In Syracuse -- a city considered among many cyclists and advocates of the sport to be extremely un-friendly for biking.
But by the end of the first unusually warm week of April, the shop had completely sold out its stock of used bikes, and it was clear that Morris and O'Mahoney had found a niche.
Setting the scene
Part of what Morris and O'Mahoney hoped to accomplish, aside from running a successful business, was to help develop a vibrant local cycling community, and already glints of growth are evident.
Between 20 and 40 cyclists, from casual riders to racers, gather each Thursday outside Mello Velo for a group ride around Syracuse.
"We have new people every week," said Adam Lindaman, a cyclist who works at Mello Velo.

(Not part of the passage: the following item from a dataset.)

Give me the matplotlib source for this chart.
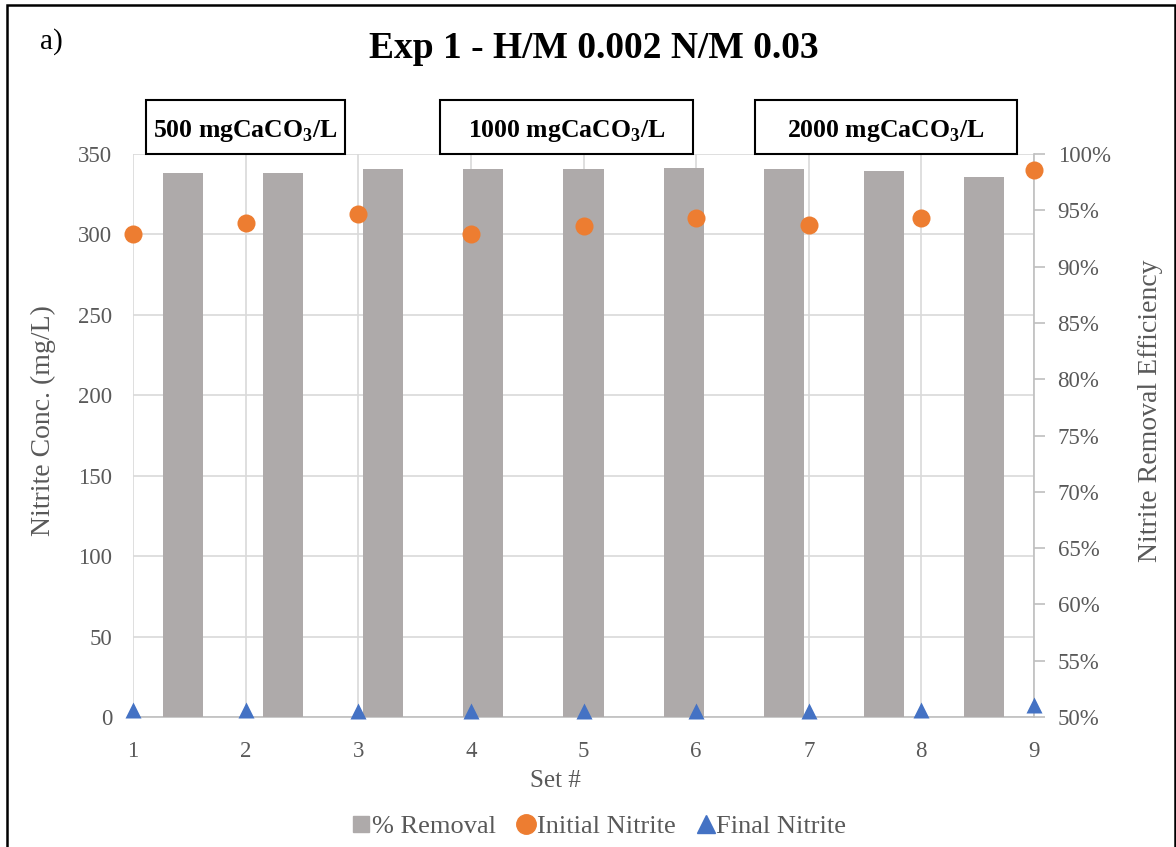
import matplotlib
matplotlib.use("Agg")
import matplotlib.pyplot as plt
import numpy as np
from matplotlib.lines import Line2D
from matplotlib.patches import Rectangle
from matplotlib.ticker import PercentFormatter, MultipleLocator

# data
sets = [1, 2, 3, 4, 5, 6, 7, 8, 9]
removal_pct = [98.3, 98.35, 98.7, 98.65, 98.7, 98.75, 98.7, 98.5, 98.0]
initial_nitrite = [300, 307, 313, 300, 305, 310, 306, 310, 340]
final_nitrite = [4.5, 4.5, 3.5, 3.5, 3.5, 3.5, 3.5, 4.5, 7.5]
alkalinity_labels = ["500", "1000", "2000"]

plt.rcParams["font.family"] = ["Liberation Serif", "DejaVu Serif"]
plt.rcParams["mathtext.fontset"] = "custom"
plt.rcParams["mathtext.rm"] = "Liberation Serif"
plt.rcParams["mathtext.bf"] = "Liberation Serif:bold"

GRAY_TXT = "#595959"
GRID = "#D9D9D9"
AXLINE = "#BFBFBF"
BAR_C = "#AEAAAA"
ORANGE = "#ED7D31"
BLUE = "#4472C4"

W, H = 1176, 847
fig = plt.figure(figsize=(W / 100, H / 100), dpi=100)


def px(x0, y0, x1, y1):
    # pixel box -> figure rect
    return [x0 / W, 1 - y1 / H, (x1 - x0) / W, (y1 - y0) / H]


rect = px(133, 154, 1034, 717)
ax = fig.add_axes(rect)
ax.set_xlim(1, 9)
ax.set_ylim(0, 350)
ax.yaxis.set_major_locator(MultipleLocator(50))
ax.set_xticks(sets)
ax.grid(True, color=GRID, lw=1.2)
for s in ["left", "top", "right"]:
    ax.spines[s].set_visible(False)
ax.spines["bottom"].set_color(AXLINE)
ax.spines["bottom"].set_linewidth(1.2)
ax.tick_params(axis="both", length=0, labelsize=16.5, labelcolor=GRAY_TXT)
ax.tick_params(axis="y", pad=15)
ax.tick_params(axis="x", pad=17)
ax.set_xlabel("Set #", fontsize=18, color=GRAY_TXT)
ax.xaxis.set_label_coords(0.469, -0.095)
ax.set_ylabel("Nitrite Conc. (mg/L)", fontsize=20, color=GRAY_TXT)
ax.yaxis.set_label_coords(-0.085, 0.527)

# right percent axis
axr = ax.twinx()
axr.set_ylim(50, 100)
axr.yaxis.set_major_locator(MultipleLocator(5))
axr.yaxis.set_major_formatter(PercentFormatter(decimals=0))
for s in ["left", "top", "bottom"]:
    axr.spines[s].set_visible(False)
axr.spines["right"].set_color(AXLINE)
axr.spines["right"].set_linewidth(1.2)
axr.tick_params(axis="y", length=8, width=1.2, color=AXLINE, pad=9,
                labelsize=16.5, labelcolor=GRAY_TXT)
axr.set_ylabel("Nitrite Removal Efficiency", fontsize=20, color=GRAY_TXT, rotation=90)
axr.yaxis.set_label_coords(1.115, 0.544)

# bars sit on their own category axis (like Excel's secondary axis)
axbar = axr.twiny()
axbar.set_xlim(0, len(sets))
axbar.bar(np.arange(len(sets)) + 0.5, removal_pct, width=0.4, color=BAR_C)
axbar.xaxis.set_visible(False)
for s in axbar.spines.values():
    s.set_visible(False)

# points on top
axp = fig.add_axes(rect, sharex=ax, sharey=ax)
axp.axis("off")
axp.plot(sets, initial_nitrite, "o", color=ORANGE, ms=13, mec="none", clip_on=False)
axp.plot(sets, final_nitrite, "^", color=BLUE, ms=11, mec="none", clip_on=False)

ax.set_zorder(0)
axr.set_zorder(1)
axbar.set_zorder(2)
axp.set_zorder(3)
for a in (axr, axbar, axp):
    a.patch.set_visible(False)

# title and panel letter
fig.text(594 / W, 1 - 58 / H, "Exp 1 - H/M 0.002 N/M 0.03", ha="center", va="baseline",
         fontsize=27, fontweight="bold")
fig.text(40 / W, 1 - 49 / H, "a)", ha="left", va="baseline", fontsize=21)

# alkalinity boxes
boxes = [(146, 345), (440, 693), (755, 1017)]
for (x0, x1), lab in zip(boxes, alkalinity_labels):
    fig.add_artist(Rectangle((x0 / W, 1 - 154 / H), (x1 - x0) / W, 54 / H,
                             transform=fig.transFigure, fill=True, fc="white",
                             ec="black", lw=1.5))
    fig.text((x0 + x1) / 2 / W, 1 - 137 / H, lab + r" mgCaCO$_\mathbf{3}$/L",
             ha="center", va="baseline", fontsize=18.5, fontweight="bold")

# outer frame
fig.add_artist(Rectangle((7 / W, -0.02), (1175 - 7) / W, 1.02 - 5 / H,
                         transform=fig.transFigure, fill=False, ec="black", lw=1.8))

handles = [
    Line2D([], [], ls="none", marker="s", color=BAR_C, ms=11),
    Line2D([], [], ls="none", marker="o", color=ORANGE, ms=14),
    Line2D([], [], ls="none", marker="^", color=BLUE, ms=13),
]
leg = fig.legend(handles, ["% Removal", "Initial Nitrite", "Final Nitrite"], ncol=3,
                 loc="center", bbox_to_anchor=(599 / W, 1 - 826 / H), frameon=False,
                 fontsize=19, handlelength=0.7, handletextpad=0.05, columnspacing=0.8)
for t in leg.get_texts():
    t.set_color(GRAY_TXT)

fig.savefig("out.png", dpi=100)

Lindaman, who uses his bike to commute to work, is also one of the regular hardcourt bike polo players, a sport new to Syracuse but well-known in bigger cities with more established cycling communities.
He and fellow cyclist Neil Hueber agree that there's been a marked shift in the popularity of bicycling in Syracuse -- more people are interested, and they're taking it more seriously.
And the increased popularity isn't limited to college students or the Westcott neighborhood.